My describing an aspect of craft so unmistakable, which yet seems too subtle to have been deliberately calculated, is for the purpose of giving an example of the working of unconscious deliberateness.  I don’t assume that Proust inserted those repetitions of “bien” consciously, but that he did so with unconscious deliberateness.  Proust’s passage exemplifies a synthesizing power which, at least in his case, directs every aspect of craft toward the one goal of the emotional and rhetorical richness of the portrayal of one moment of feeling.

(Someone will object: How do you know Proust didn’t set up that ringing bell of the word “bien” deliberately.  My answer: Yes, it is most certainly deliberate; there is no other way to account for its aptness and meaningfulness–yet conscious deliberateness alone can never create all the effects one finds in such a paragraph, much less in a whole page, a whole chapter, a whole novel.  There is simply too much to do.  One can’t do it with conscious deliberateness any more than a musician can play a difficult work in the key of B while having to consciously remember that the B scale includes D-sharp.  Nor does the musician need to remember that.  That knowledge, along with knowledge of phrasing, dynamics, and so on–and like Proust’s knowledge of syntax, image, and so on–has been absorbed into the highly trained musicianship that is required of a serious musician–like Proust’s highly trained…  what?  We don’t seem to have a word for what, in the writer, corresponds to “musicianship.”)
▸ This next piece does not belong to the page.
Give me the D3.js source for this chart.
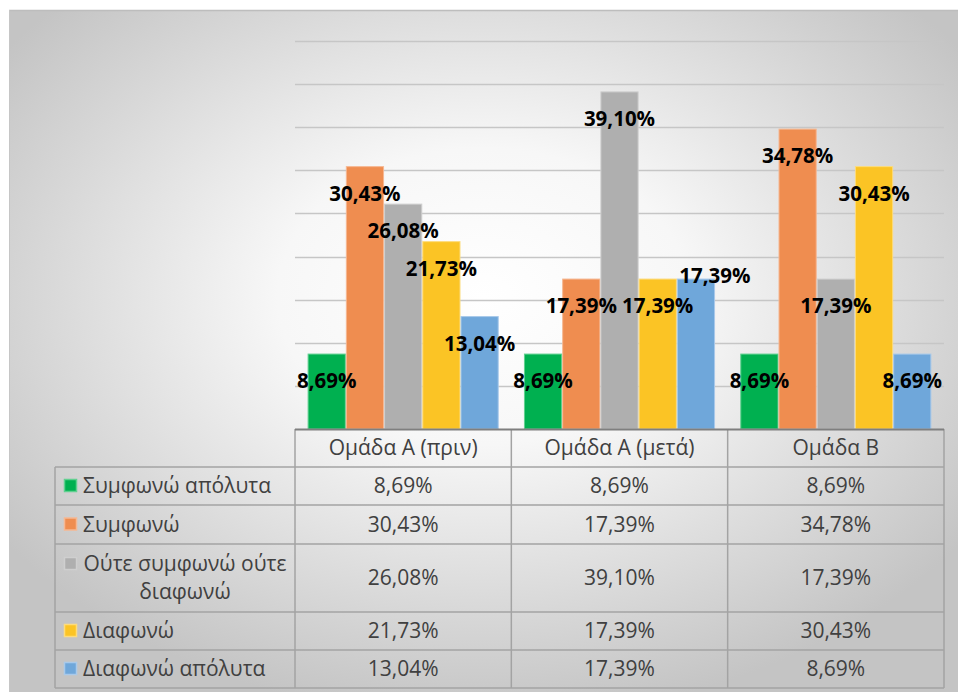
<!DOCTYPE html>
<html><head><meta charset="utf-8">
<script src="https://cdn.jsdelivr.net/npm/d3@7/dist/d3.min.js"></script>
<style>body{margin:0;background:#fff;} svg{display:block}</style>
</head><body><svg id="c" width="958" height="692"></svg>
<script>
// ---- data ----
const groups = ["Ομάδα Α (πριν)", "Ομάδα Α (μετά)", "Ομάδα Β"];
const seriesNames = ["Συμφωνώ απόλυτα", "Συμφωνώ", "Ούτε συμφωνώ ούτε διαφωνώ", "Διαφωνώ", "Διαφωνώ απόλυτα"];
const legendLines = [["Συμφωνώ απόλυτα"], ["Συμφωνώ"], ["Ούτε συμφωνώ ούτε", "διαφωνώ"], ["Διαφωνώ"], ["Διαφωνώ απόλυτα"]];
const stronglyAgree = [8.69, 8.69, 8.69];
const agree = [30.43, 17.39, 34.78];
const neutral = [26.08, 39.10, 17.39];
const disagree = [21.73, 17.39, 30.43];
const stronglyDisagree = [13.04, 17.39, 8.69];
const seriesValues = [stronglyAgree, agree, neutral, disagree, stronglyDisagree];
const yTicks = [0, 5, 10, 15, 20, 25, 30, 35, 40, 45];
const colors = ["#00b050", "#ef8d50", "#afafaf", "#fbc425", "#6fa7da"];
const borderColors = ["#5fd08f", "#f6b892", "#cfcfcf", "#fddc7c", "#a8c9ea"];

const fmt = v => d3.format(".2f")(v).replace(".", ",") + "%";

// ---- layout ----
const W = 958, H = 692;
const plotL = 295, plotR = 944, plotT = 41, plotB = 429;
const legendL = 55;
const headerH = 38;
const rowHeights = [38, 39, 68, 38, 38];

const svg = d3.select("#c");
const defs = svg.append("defs");
const rg = defs.append("radialGradient").attr("id", "bg")
  .attr("cx", "50%").attr("cy", "42%").attr("r", "62%");
rg.append("stop").attr("offset", "0%").attr("stop-color", "#ffffff");
rg.append("stop").attr("offset", "35%").attr("stop-color", "#f7f7f7");
rg.append("stop").attr("offset", "100%").attr("stop-color", "#c4c4c4");

svg.append("rect").attr("x", 0).attr("y", 0).attr("width", W).attr("height", H).attr("fill", "#fff");
svg.append("rect").attr("x", 9).attr("y", 10).attr("width", W - 9).attr("height", H - 10).attr("fill", "url(#bg)");
svg.append("line").attr("x1", 9).attr("x2", W).attr("y1", 10.5).attr("y2", 10.5).attr("stroke", "#bdbdbd").attr("stroke-width", 1.5);
svg.append("line").attr("x1", 9.5).attr("x2", 9.5).attr("y1", 10).attr("y2", H).attr("stroke", "#c6c6c6").attr("stroke-width", 1);

// scales
const y = d3.scaleLinear().domain([0, 45]).range([plotB, plotT]);
const x0 = d3.scaleBand().domain(groups).range([plotL, plotR]).padding(0);
const x1 = d3.scaleBand().domain(d3.range(seriesNames.length)).range([0, x0.bandwidth()])
  .paddingInner(0).paddingOuter(0.33);

// gridlines
svg.append("g").selectAll("line").data(yTicks.filter(t => t > 0)).join("line")
  .attr("x1", plotL).attr("x2", plotR)
  .attr("y1", d => Math.round(y(d)) + 0.5).attr("y2", d => Math.round(y(d)) + 0.5)
  .attr("stroke", "#c6c6c6").attr("stroke-width", 1.5);

// bars
const barData = [];
groups.forEach((g, gi) => seriesValues.forEach((vals, si) => barData.push({ g, gi, si, v: vals[gi] })));
svg.append("g").selectAll("rect").data(barData).join("rect")
  .attr("x", d => x0(d.g) + x1(d.si) + 0.5)
  .attr("y", d => y(d.v))
  .attr("width", x1.bandwidth() - 1)
  .attr("height", d => y(0) - y(d.v))
  .attr("fill", d => colors[d.si])
  .attr("stroke", d => borderColors[d.si]).attr("stroke-width", 1);

// labels (one label in group 2 moved aside as in the original)
const labelShift = (d) => (d.gi === 1 && d.si === 4) ? { dx: 19, dy: -30 } : { dx: 0, dy: 0 };
svg.append("g").selectAll("text").data(barData).join("text")
  .attr("x", d => x0(d.g) + x1(d.si) + x1.bandwidth() / 2 + labelShift(d).dx)
  .attr("y", d => y(d.v) + 34 + labelShift(d).dy)
  .attr("text-anchor", "middle")
  .attr("font-family", "'Open Sans', sans-serif").attr("font-weight", 700)
  .attr("font-size", 20.5).attr("fill", "#000")
  .text(d => fmt(d.v));

// ---- data table ----
const tbl = svg.append("g");
const gridStroke = "#a3a3a3";
const rowTops = [plotB + headerH];
rowHeights.forEach(h => rowTops.push(rowTops[rowTops.length - 1] + h));
const tableBottom = rowTops[rowTops.length - 1];

// horizontal lines
rowTops.forEach(yy => tbl.append("line").attr("x1", legendL).attr("x2", plotR)
  .attr("y1", yy).attr("y2", yy).attr("stroke", gridStroke).attr("stroke-width", 1.5));
// vertical lines for data columns
const colEdges = groups.map(g => x0(g)).concat([plotR]);
colEdges.forEach(xx => tbl.append("line").attr("x1", xx).attr("x2", xx)
  .attr("y1", plotB).attr("y2", tableBottom).attr("stroke", gridStroke).attr("stroke-width", 1.5));
tbl.append("line").attr("x1", legendL).attr("x2", legendL).attr("y1", rowTops[0]).attr("y2", tableBottom)
  .attr("stroke", gridStroke).attr("stroke-width", 1.5);
// axis line
svg.append("line").attr("x1", plotL).attr("x2", plotR).attr("y1", plotB + 0.5).attr("y2", plotB + 0.5)
  .attr("stroke", "#7f7f7f").attr("stroke-width", 2);

const tf = "'Open Sans', sans-serif", tsz = 21, tcol = "#404040";
// header
groups.forEach(g => tbl.append("text").attr("x", x0(g) + x0.bandwidth() / 2).attr("y", plotB + headerH / 2 + 7)
  .attr("text-anchor", "middle").attr("font-family", tf).attr("font-size", tsz).attr("fill", tcol).text(g));

// rows
seriesNames.forEach((name, si) => {
  const top = rowTops[si], h = rowHeights[si], cy = top + h / 2;
  const lines = legendLines[si];
  const firstY = lines.length === 1 ? cy : cy - 14;
  tbl.append("rect").attr("x", 64.5).attr("y", firstY - 6.5).attr("width", 12).attr("height", 12)
    .attr("fill", colors[si]).attr("stroke", borderColors[si]).attr("stroke-width", 1.5);
  if (lines.length === 1) {
    tbl.append("text").attr("x", 83).attr("y", cy + 7).attr("font-family", tf).attr("font-size", tsz)
      .attr("fill", tcol).text(lines[0]);
  } else {
    lines.forEach((ln, li) => tbl.append("text").attr("x", 185).attr("y", cy - 14 + li * 28 + 7)
      .attr("text-anchor", "middle").attr("font-family", tf).attr("font-size", tsz).attr("fill", tcol).text(ln));
  }
  groups.forEach((g, gi) => tbl.append("text").attr("x", x0(g) + x0.bandwidth() / 2).attr("y", cy + 7)
    .attr("text-anchor", "middle").attr("font-family", tf).attr("font-size", tsz).attr("fill", tcol)
    .text(fmt(seriesValues[si][gi])));
});
</script></body></html>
Since I am not gifted with Proust’s extraordinary powers of concentration and synthesis, then one of my tasks is to discover how as a writer I can at least bring certain aspects of this unconscious deliberateness to consciousness, so that I can discover on the field of my own experience the hints and clues of my unconsciousness feeling.  So I can glean those hints and clues from what my unconscious has left on the pages of my draft, and let them seize my conscious attention.  Just as the mouse, which anyone else might never have even noticed, or if noticing, might never have pondered, becomes for John Clare the object that, once acknowledged, releases his feeling.